> _SHORT TASK_
Repeat the lines exactly from the line that contains "What matplotlib code" through the line that contains "ax.fill(xs, ys, color=color, linewidth=0)"; leave images out and add nothing.

> _EXERCISE MATERIALS_
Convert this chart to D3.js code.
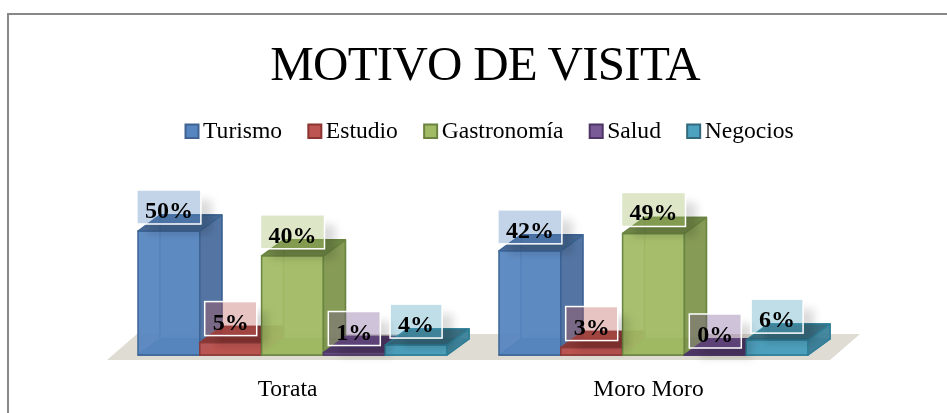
<!DOCTYPE html>
<html>
<head>
<meta charset="utf-8">
<script src="https://cdn.jsdelivr.net/npm/d3@7"></script>
<style>
html,body{margin:0;padding:0;background:#fff;}
svg{display:block;}
text{font-family:"Liberation Serif","Times New Roman",serif;fill:#000;}
</style>
</head>
<body>
<svg id="c" width="947" height="413"></svg>
<script>
const title = "MOTIVO DE VISITA";
const categories = ["Torata", "Moro Moro"];
const seriesNames = ["Turismo", "Estudio", "Gastronomía", "Salud", "Negocios"];
const torataValues = [50, 5, 40, 1, 4];
const moroMoroValues = [42, 3, 49, 0, 6];
const valuesByCategory = [torataValues, moroMoroValues];
const frontColors = ["#5685bf", "#bd5552", "#a1bb65", "#7a5a96", "#4ea3bf"];
const sideColors = ["#4d6f9e", "#a04542", "#80964f", "#5f4678", "#3d8299"];
const topColors = ["#3f6391", "#8c3431", "#6b8440", "#4d3565", "#33697c"];
const edgeColors = ["#3c6596", "#8a3a38", "#6a8540", "#4f3a68", "#2f7f98"];

const W = 947, H = 413;
const svg = d3.select("#c");
const defs = svg.append("defs");
const blur = defs.append("filter").attr("id", "sh").attr("x", "-50%").attr("y", "-50%").attr("width", "200%").attr("height", "200%");
blur.append("feGaussianBlur").attr("stdDeviation", 4.5);
const soft = defs.append("filter").attr("id", "soft").attr("filterUnits", "userSpaceOnUse")
  .attr("x", 0).attr("y", 0).attr("width", W).attr("height", H);
soft.append("feGaussianBlur").attr("stdDeviation", 0.4);

const root = svg.append("g").attr("filter", "url(#soft)");

// frame
root.append("path").attr("d", `M8,${H}V14H${W}`).attr("fill", "none").attr("stroke", "#888").attr("stroke-width", 2);

// title
root.append("text").attr("x", 485).attr("y", 79.5).attr("text-anchor", "middle")
  .attr("font-size", 49).attr("letter-spacing", -0.75).text(title);

// legend
const legend = root.append("g");
const legendItems = legend.selectAll("g").data(seriesNames).join("g");
legendItems.append("rect").attr("x", 1).attr("y", -13.5).attr("width", 13).attr("height", 13.5)
  .attr("fill", (d, i) => frontColors[i]).attr("stroke", (d, i) => topColors[i]).attr("stroke-width", 2);
legendItems.append("text").attr("x", 18.5).attr("y", 0).attr("font-size", 23.6).text(d => d);
let cursor = 184.5;
legendItems.each(function () {
  const g = d3.select(this);
  g.attr("transform", `translate(${cursor},138)`);
  cursor += 18.5 + g.select("text").node().getComputedTextLength() + 25.2;
});

// scales
const x0 = d3.scaleBand().domain(categories).range([112, 834]);
const x1 = d3.scaleBand().domain(seriesNames).range([26, 335]);
const y = d3.scaleLinear().domain([0, 50]).range([355, 231]);
const depthX = 22, depthY = -16;

const plot = root.append("g");

// floor
const base = y(0);
plot.append("path").attr("fill", "#dfdcd3").attr("d", d3.line()([
  [x0.range()[0] - 5, base + 5],
  [x0.range()[1] - 4, base + 5],
  [x0.range()[1] + 26, base - 21],
  [x0.range()[0] + 25, base - 21]
]) + "Z");

const flat = [];
categories.forEach((c, ci) => seriesNames.forEach((s, si) => {
  flat.push({ c, s, si, v: valuesByCategory[ci][si] });
}));
const poly = pts => d3.line()(pts) + "Z";

const bars = plot.selectAll("g.bar").data(flat).join("g").attr("class", "bar");
bars.each(function (d) {
  const g = d3.select(this);
  const l = x0(d.c) + x1(d.s), r = l + x1.bandwidth(), t = y(d.v), b = y(0);
  const face = (pts, fill, op) => g.append("path").attr("d", poly(pts)).attr("fill", fill)
    .attr("fill-opacity", op).attr("stroke", edgeColors[d.si]).attr("stroke-width", 1.5).attr("stroke-linejoin", "round");
  const dx = depthX, dy = depthY;
  // rear faces seen through the translucent box
  face([[l + dx, t + dy], [r + dx, t + dy], [r + dx, b + dy], [l + dx, b + dy]], frontColors[d.si], 0.3);
  face([[l, b], [r, b], [r + dx, b + dy], [l + dx, b + dy]], topColors[d.si], 0.85);
  // front, side and top
  face([[l, t], [r, t], [r, b], [l, b]], frontColors[d.si], 0.94);
  face([[r, t], [r + dx, t + dy], [r + dx, b + dy], [r, b]], sideColors[d.si], 0.94);
  face([[l, t], [l + dx, t + dy], [r + dx, t + dy], [r, t]], topColors[d.si], 0.95);
});

// data labels
const labelSize = 24, pad = 8, boxH = 34, boxGap = 41;
const labels = root.selectAll("g.lab").data(flat).join("g").attr("class", "lab");
labels.each(function (d, i) {
  const g = d3.select(this);
  const cx = x0(d.c) + x1(d.s) + x1.bandwidth() / 2;
  const top = y(d.v) - boxGap;
  const txt = g.append("text").attr("x", cx).attr("y", top + 28).attr("text-anchor", "middle")
    .attr("font-size", labelSize).attr("font-weight", "bold").text(d.v + "%");
  const w = txt.node().getComputedTextLength() + pad * 2;
  const left = cx - w / 2;
  const clipId = "cut" + i;
  defs.append("clipPath").attr("id", clipId).append("path").attr("clip-rule", "evenodd")
    .attr("d", `M0,0H${W}V${H}H0Z M${left},${top}h${w}v${boxH}h${-w}Z`);
  g.insert("g", "text").attr("clip-path", `url(#${clipId})`)
    .append("rect").attr("x", left + 11).attr("y", top + 10).attr("width", w).attr("height", boxH)
    .attr("fill", "#000").attr("fill-opacity", 0.14).attr("filter", "url(#sh)");
  g.insert("rect", "text").attr("x", left).attr("y", top).attr("width", w).attr("height", boxH)
    .attr("fill", frontColors[d.si]).attr("fill-opacity", 0.36)
    .attr("stroke", "#fff").attr("stroke-width", 1.5);
});

// category labels
root.selectAll("text.cat").data(categories).join("text").attr("class", "cat")
  .attr("x", d => x0(d) + x0.bandwidth() / 2 - 5).attr("y", 396)
  .attr("text-anchor", "middle").attr("font-size", 23.5).text(d => d);
</script>
</body>
</html>
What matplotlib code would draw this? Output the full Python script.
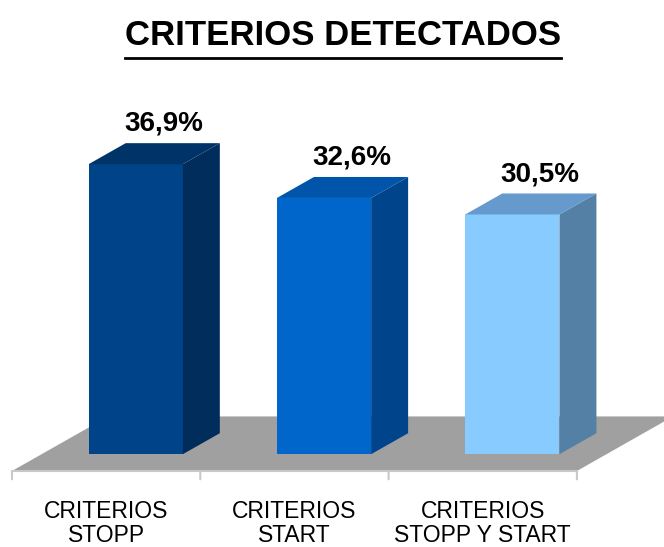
import matplotlib
matplotlib.use("Agg")
import matplotlib.pyplot as plt
from matplotlib.lines import Line2D

# data
categories = ["CRITERIOS\nSTOPP", "CRITERIOS\nSTART", "CRITERIOS\nSTOPP Y START"]
values = [36.9, 32.6, 30.5]
value_labels = ["36,9%", "32,6%", "30,5%"]
title = "CRITERIOS DETECTADOS"

# colours per bar: front, side, top
front_colors = ["#004388", "#0066CC", "#87CBFF"]
side_colors = ["#002D5C", "#00448C", "#5580A5"]
top_colors = ["#003468", "#0055AA", "#6699CC"]

# oblique "3d" projection: one depth unit moves right and up
DX = 0.1965
DY = 2.67
BAR_W = 0.5
D_FRONT = 0.8   # bar front depth
D_BACK = 1.8    # bar back depth
D_FLOOR = 2.6   # floor back depth


def proj(x, z, d):
    return x + d * DX, z + d * DY


def quad(ax, pts, color):
    xs = [p[0] for p in pts]
    ys = [p[1] for p in pts]
    ax.fill(xs, ys, color=color, linewidth=0)


fig = plt.figure(figsize=(6.64, 5.47), dpi=100)
ax = fig.add_axes([0, 0, 1, 1])
ax.set_xlim(-0.5637, 2.9626)
ax.set_ylim(-9.67, 59.92)
ax.axis("off")

n = len(values)
x0, x1 = -0.5, n - 0.5

# grey floor
quad(ax, [proj(x0, 0, 0), proj(x1, 0, 0), proj(x1, 0, D_FLOOR), proj(x0, 0, D_FLOOR)], "#A0A0A0")

# category axis line and ticks
ax.plot([x0, x1], [0, 0], color="#C8C8C8", lw=1.5, solid_capstyle="butt")
for i in range(n + 1):
    ax.annotate("", xy=(x0 + i, 0), xytext=(0, -6), textcoords="offset points",
                arrowprops=dict(arrowstyle="-", color="#C8C8C8", lw=1.5,
                                shrinkA=0, shrinkB=0))

for i, v in enumerate(values):
    l, r = i - BAR_W / 2, i + BAR_W / 2
    # front
    quad(ax, [proj(l, 0, D_FRONT), proj(r, 0, D_FRONT), proj(r, v, D_FRONT), proj(l, v, D_FRONT)],
         front_colors[i])
    # side
    quad(ax, [proj(r, 0, D_FRONT), proj(r, 0, D_BACK), proj(r, v, D_BACK), proj(r, v, D_FRONT)],
         side_colors[i])
    # top
    quad(ax, [proj(l, v, D_FRONT), proj(r, v, D_FRONT), proj(r, v, D_BACK), proj(l, v, D_BACK)],
         top_colors[i])
    # value label
    ax.annotate(value_labels[i], xy=proj(i, v, D_FRONT), xytext=(20, 29),
                textcoords="offset points", ha="center", va="center",
                fontsize=20, fontweight="bold", family="Liberation Sans")
    # category label
    ax.annotate(categories[i], xy=(i, 0), xytext=(0, -38), textcoords="offset points",
                ha="center", va="center", fontsize=16.5, family="Liberation Sans",
                linespacing=1.08)

t = fig.text(0.517, 0.9177, title, ha="center", va="baseline", fontsize=25,
             fontweight="bold", family="Liberation Sans")

# underline the title
fig.canvas.draw()
bb = t.get_window_extent(fig.canvas.get_renderer())
W, H = fig.bbox.width, fig.bbox.height
uy = (bb.y0 - 6) / H
fig.add_artist(Line2D([bb.x0 / W, bb.x1 / W], [uy, uy], color="black", lw=2,
                      transform=fig.transFigure))

fig.savefig("out.png", dpi=100)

> _PROBLEM SOLUTION_
What matplotlib code would draw this? Output the full Python script.
import matplotlib
matplotlib.use("Agg")
import matplotlib.pyplot as plt
from matplotlib.lines import Line2D

# data
categories = ["CRITERIOS\nSTOPP", "CRITERIOS\nSTART", "CRITERIOS\nSTOPP Y START"]
values = [36.9, 32.6, 30.5]
value_labels = ["36,9%", "32,6%", "30,5%"]
title = "CRITERIOS DETECTADOS"

# colours per bar: front, side, top
front_colors = ["#004388", "#0066CC", "#87CBFF"]
side_colors = ["#002D5C", "#00448C", "#5580A5"]
top_colors = ["#003468", "#0055AA", "#6699CC"]

# oblique "3d" projection: one depth unit moves right and up
DX = 0.1965
DY = 2.67
BAR_W = 0.5
D_FRONT = 0.8   # bar front depth
D_BACK = 1.8    # bar back depth
D_FLOOR = 2.6   # floor back depth


def proj(x, z, d):
    return x + d * DX, z + d * DY


def quad(ax, pts, color):
    xs = [p[0] for p in pts]
    ys = [p[1] for p in pts]
    ax.fill(xs, ys, color=color, linewidth=0)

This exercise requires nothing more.